I do think that there are some things about football that people who didn’t play it don’t understand. Friends of mine who did play tend to show an understanding not just of X’s and O’s, but of the outlook of a team, the lifestyle of being an athlete, the intangibles. There are surely some stinkers from the ranks of former players, but I think that former players and coaches have the capacity to understand the sport in ways that others never can who merely look from the outside in.
To give an example with the gender roles reversed, look at the coverage of women’s NCAA basketball. The people calling the game may be guys often as not, but the commentators they go to at halftime to dissect the game are all women who played or coached at the collegiate level. They have the inside knowledge about the nuances of the sport.
I think Andy Rooney is slowly turning into a Jerry Falwell of his group. People listen to him for the politically incorrect sound bites and then watch for the apology.

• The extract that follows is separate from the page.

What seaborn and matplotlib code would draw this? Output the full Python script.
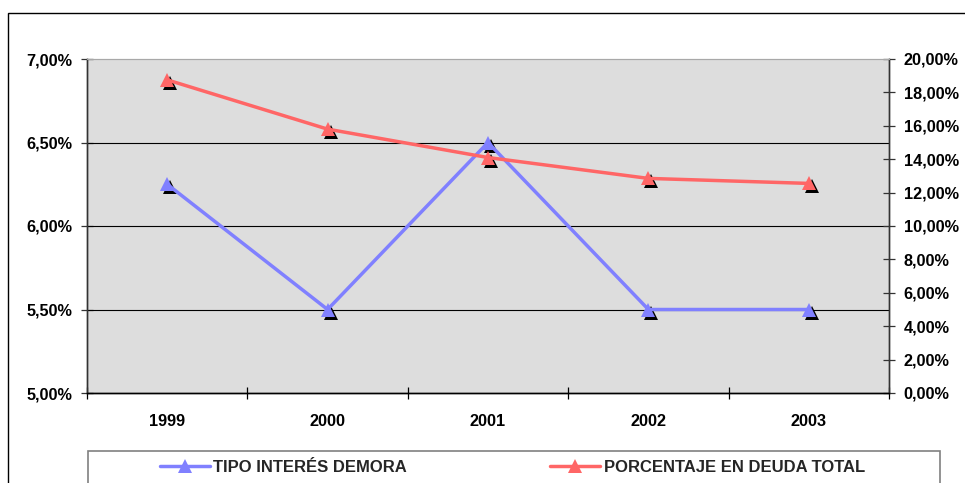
import matplotlib
matplotlib.use("Agg")
import matplotlib.pyplot as plt
import matplotlib.transforms as mtransforms
from matplotlib.lines import Line2D
from matplotlib.patches import Rectangle
from matplotlib.ticker import FuncFormatter, MultipleLocator, FixedLocator
import seaborn as sns
import pandas as pd

# Data
years = ["1999", "2000", "2001", "2002", "2003"]
tipo_interes = [6.25, 5.50, 6.50, 5.50, 5.50]          # % (left axis)
porcentaje_deuda = [18.75, 15.80, 14.10, 12.85, 12.55]  # % (right axis)
labels = ["TIPO INTERÉS DEMORA", "PORCENTAJE EN DEUDA TOTAL"]

df = pd.DataFrame({"year": years, "tipo": tipo_interes, "deuda": porcentaje_deuda})

sns.set_theme(style="white")
plt.rcParams["font.family"] = ["Liberation Sans", "DejaVu Sans"]
plt.rcParams["font.weight"] = "bold"

FS = 11.7
FS_LEG = 12
BLUE = "#8080FF"
RED = "#FF6666"

fig = plt.figure(figsize=(9.65, 4.83), dpi=100)
fig.patch.set_facecolor("white")
W, H = 965, 483
ax = fig.add_axes([87 / W, 1 - 393 / H, (889 - 87) / W, (393 - 59) / H])
ax.set_facecolor("#DDDDDD")
ax2 = ax.twinx()

shadow = mtransforms.ScaledTranslation(3 / 100, -3 / 100, fig.dpi_scale_trans)
MS = 10.5
LW = 2.5

# gridlines on the left scale
for g in [5.5, 6.0, 6.5]:
    ax.axhline(g, color="black", lw=0.8, zorder=1)

# blue series: shadow markers, then the line with markers
sns.lineplot(data=df, x="year", y="tipo", ax=ax, color="black", marker="^",
             markersize=MS, linestyle="", markeredgewidth=0, sort=False, zorder=2)
ax.lines[-1].set_transform(ax.transData + shadow)
sns.lineplot(data=df, x="year", y="tipo", ax=ax, color=BLUE, marker="^",
             markersize=MS, lw=LW, markeredgewidth=0, sort=False, zorder=3)

# red series on the right scale
ax.set_zorder(1)
ax2.set_zorder(2)
ax2.patch.set_visible(False)
sns.lineplot(data=df, x="year", y="deuda", ax=ax2, color="black", marker="^",
             markersize=MS, linestyle="", markeredgewidth=0, sort=False, zorder=2)
ax2.lines[-1].set_transform(ax2.transData + shadow)
sns.lineplot(data=df, x="year", y="deuda", ax=ax2, color=RED, marker="^",
             markersize=MS, lw=LW, markeredgewidth=0, sort=False, zorder=3)

# axes limits and ticks
ax.set_xlim(-0.5, len(years) - 0.5)
ax.set_ylim(5.0, 7.0)
ax2.set_ylim(0, 20)
ax.set_xlabel("")
ax.set_ylabel("")
ax2.set_ylabel("")

pct = FuncFormatter(lambda v, p: f"{v:.2f}".replace(".", ",") + "%")
ax.yaxis.set_major_locator(MultipleLocator(0.5))
ax.yaxis.set_major_formatter(pct)
ax2.yaxis.set_major_locator(MultipleLocator(2))
ax2.yaxis.set_major_formatter(pct)

ax.set_xticks(range(len(years)))
ax.set_xticklabels(years)
ax.xaxis.set_minor_locator(FixedLocator([i - 0.5 for i in range(len(years) + 1)]))
ax.tick_params(axis="x", which="major", length=0, pad=15, labelsize=FS, labelcolor="black")
ax.tick_params(axis="x", which="minor", direction="inout", length=9, width=0.9, color="black", bottom=True)
ax.tick_params(axis="y", direction="inout", length=9, width=0.9, color="#333333",
               pad=6, labelsize=FS, labelcolor="black", left=True)
ax2.tick_params(axis="y", direction="inout", length=9, width=0.9, color="#333333",
                pad=6, labelsize=FS, labelcolor="black", right=True)
for lab in ax.get_xticklabels() + ax.get_yticklabels() + ax2.get_yticklabels():
    lab.set_fontweight("bold")

for a in (ax, ax2):
    a.spines["top"].set_color("#A8A8A8")
    a.spines["top"].set_linewidth(0.8)
    a.spines["bottom"].set_color("black")
    a.spines["bottom"].set_linewidth(1.0)
    a.spines["left"].set_color("#333333")
    a.spines["right"].set_color("#333333")
    a.spines["left"].set_linewidth(1.0)
    a.spines["right"].set_linewidth(1.0)

# outer chart border (runs past the right and bottom edges)
fig.patches.append(Rectangle((8 / W, -0.2), 1.2, 0.2 + (1 - 13 / H), transform=fig.transFigure,
                             fill=False, edgecolor="black", lw=1.0, clip_on=False))

# legend box at the bottom
fig.patches.append(Rectangle((88 / W, -0.2), (940 - 88) / W, 0.2 + (1 - 451 / H),
                             transform=fig.transFigure, fill=False, edgecolor="#808080",
                             lw=1.2, clip_on=False))
handles = [
    Line2D([], [], color=BLUE, lw=LW, marker="^", markersize=MS, markeredgewidth=0),
    Line2D([], [], color=RED, lw=LW, marker="^", markersize=MS, markeredgewidth=0),
]
fig.legend(handles, labels, loc="center left", bbox_to_anchor=(160 / W, 1 - 467 / H),
           ncol=2, frameon=False, handlelength=3.0, handletextpad=0.2,
           columnspacing=8.6, prop={"size": FS_LEG, "weight": "bold"}, borderaxespad=0,
           borderpad=0)

fig.savefig("out.png", dpi=100, facecolor="white")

Well, that and they leach valuable media resources away to trivial bread-and-circuses entertainment functions as if they were actual current events of any significance.
Are you ducking and running because you’re afraid you ticked off some rabid sports fans, or because you consider these blow-dried idiots to be valuable media resources?
Male players could ban everyone from their locker room and do their interviews elsewhere. Since they don’t, they are legally required to let the women in too. Female sports teams avoid having to let men in their locker rooms by doing their interviews outside it.